The component of modern robots that was most commonly missing from their early predecessors was the ability to collect data from the outside world. Humans accomplish this task, of course, by means of our hands, eyes, ears, noses, and tongues. With some important exceptions, robots usually do not need to have the ability to hear, smell, or taste things in the world around them, but they are often required to be able to "see" an object or to "feel" it.
The simplest optical system used in robots is a photoelectric cell. A photoelectric cell converts light energy into electrical energy. It allows a robot to determine "yes/no" situations in its field of vision, such as whether a particular piece of equipment is present or not. Suppose, for example, that a robot looks at a place on the table in front of it where a tool is supposed to be. If the tool is present, light will be reflected off it and sent to the robot's photoelectric cell. There, the light waves will be converted to an electrical current that is transmitted to the robot's computer-brain.
More complex robot video systems make use of television cameras. The images collected by the cameras are sent to the robot's "brain," where they are processed for understanding. One means of processing is to compare the image received by the television camera with other images stored in the robot's computer-brain.

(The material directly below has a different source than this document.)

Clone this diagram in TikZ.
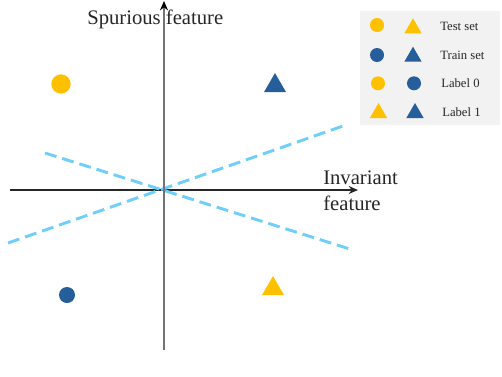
\documentclass[tikz,border=0pt]{standalone}
\usepackage{fontspec}
\setmainfont{Liberation Serif}
\usetikzlibrary{arrows.meta,shapes.geometric,positioning}
\definecolor{gold}{HTML}{FFC000}
\definecolor{navy}{HTML}{255E9A}
\definecolor{sky}{HTML}{6FCFFA}
\definecolor{legendbg}{HTML}{F2F2F2}

\begin{document}
\begin{tikzpicture}[x=0.75pt,y=-0.75pt,>=Stealth,
  dot/.style={circle,fill=#1,inner sep=0pt,minimum size=10.5pt},
  tri/.style={regular polygon,regular polygon sides=3,fill=#1,inner sep=0pt,minimum size=15pt},
  boundary/.style={sky,line width=2.2pt,dash pattern=on 9pt off 4.5pt},
  axislabel/.style={inner sep=0pt,font=\fontsize{15.5}{19.5}\selectfont,text=black!85},
  legendtext/.style={anchor=west,inner sep=0pt,font=\fontsize{9.5}{11}\selectfont,text=black!85}]
  \useasboundingbox (0,0) rectangle (502,376);
  % axes and decision boundaries
  \coordinate (O) at (164,190);
  \draw[black!85,line width=0.8pt,-{Stealth[length=7pt,width=6pt]}] (10,190)--(358,190) coordinate (xend);
  \coordinate (b1s) at (45,153);
  \coordinate (b1e) at (353,250);
  \coordinate (b2s) at (8,243);
  \coordinate (b2e) at (343,126);
  \draw[boundary] (b1s)--(b1e);
  \draw[boundary] (b2s)--(b2e);
  \draw[black!55,line width=1.1pt,-{Stealth[length=7pt,width=6pt,black]}] (164,350)--(164,1) coordinate (yend);
  \node[axislabel,anchor=base west] (ylabel) at (87,24) {Spurious feature};
  \node[axislabel,anchor=north west,align=left] (xlabel) at (323,171) {Invariant\\feature};
  % samples
  \node[dot=gold,minimum size=14.5pt] (testA) at (61,84) {};
  \node[tri=navy,minimum size=19pt] (trainB) at (275,85.7) {};
  \node[dot=navy,minimum size=12pt] (trainA) at (67,295) {};
  \node[tri=gold,minimum size=19pt] (testB) at (273,288.7) {};
  % legend
  \fill[legendbg] (360,11) rectangle (500,125);
  \node[dot=gold] (lg1a) at (377,25) {};
  \node[tri=gold] (lg1b) at (413,28.3) {};
  \node[legendtext] (lt1) at (440,26) {Test set};
  \node[dot=navy] (lg2a) at (377,55) {};
  \node[tri=navy] (lg2b) at (413,56.7) {};
  \node[legendtext] (lt2) at (440,55) {Train set};
  \node[dot=gold] (lg3a) at (378,83.3) {};
  \node[dot=navy] (lg3b) at (414,83.3) {};
  \node[legendtext] (lt3) at (441,83.5) {Label 0};
  \node[tri=gold] (lg4a) at (378.5,113) {};
  \node[tri=navy] (lg4b) at (415,113) {};
  \node[legendtext] (lt4) at (442,112) {Label 1};
\end{tikzpicture}
\end{document}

The human sense of touch can be replicated in a robot by means of tactile sensors. One kind of tactile sensor is nothing more than a simple switch that goes from one position to another when the robot's fingers come into contact with a solid object. When a finger comes into contact with an object, the switch may close, allowing an electrical current to flow to the brain. A more sophisticated sense of touch can be provided by combining a group of tactile sensors at various positions on the robot's hand. This arrangement allows the robot to estimate the shape, size, and contours of an object being examined.